The sea leg of the plan would involve placing 24 Trident D-5 missiles, each with a single nuclear warhead, on each of our Ohio-class submarines. Today’s fleet of 14 can be cut to 12, with eight on patrol at a given time, together carrying 192 missiles ready to launch. The Tridents are extremely effective, as they can be moved around the globe on the submarines, cannot be easily detected, and present a risk to even hardened targets. And should any of our allies feel that our cuts in seaborne missiles are worrisome, we can remind them that the British and French will keep their complementary nuclear capabilities in the Atlantic.
Finally, for maximum flexibility in our nuclear arsenal, each of our B-2 stealth bombers could carry one air-launched nuclear cruise missile. While we have 20 such bombers, we assume that one would be undergoing repairs at any given time, giving us the final 19 warheads in our 311-missile plan. Our B-2 fleet is more than adequate for nuclear escalation control and political signaling, and giving it an exclusive role in our nuclear strategy would allow us to convert all our B-52H bombers to a conventional role, which is far more likely to be of use in our post-cold-war world.

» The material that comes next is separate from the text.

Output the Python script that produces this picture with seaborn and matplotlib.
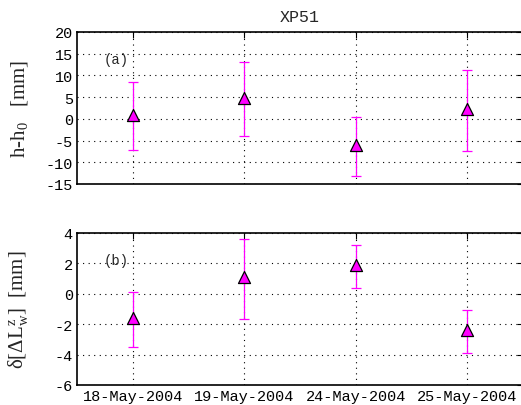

While 311 is a radical cut from current levels, it is not the same as zero, nor is it a steppingstone to abandoning our nuclear deterrent. The idea of a nuclear-weapon-free world is not an option for the foreseeable future. Nuclear weapons make leaders vigilant and risk-averse. That their use is to be avoided does not render them useless. Quite the opposite: nuclear weapons might be the most politically useful weapons a state can possess. They deter adversaries from threatening with weapons of mass destruction the American homeland, United States forces abroad and our allies and friends. They also remove the incentive for our allies to acquire nuclear weapons for their own protection.
We need a nuclear arsenal. But we certainly don’t need one that is as big, expensive and unnecessarily threatening to much of the world as the one we have now.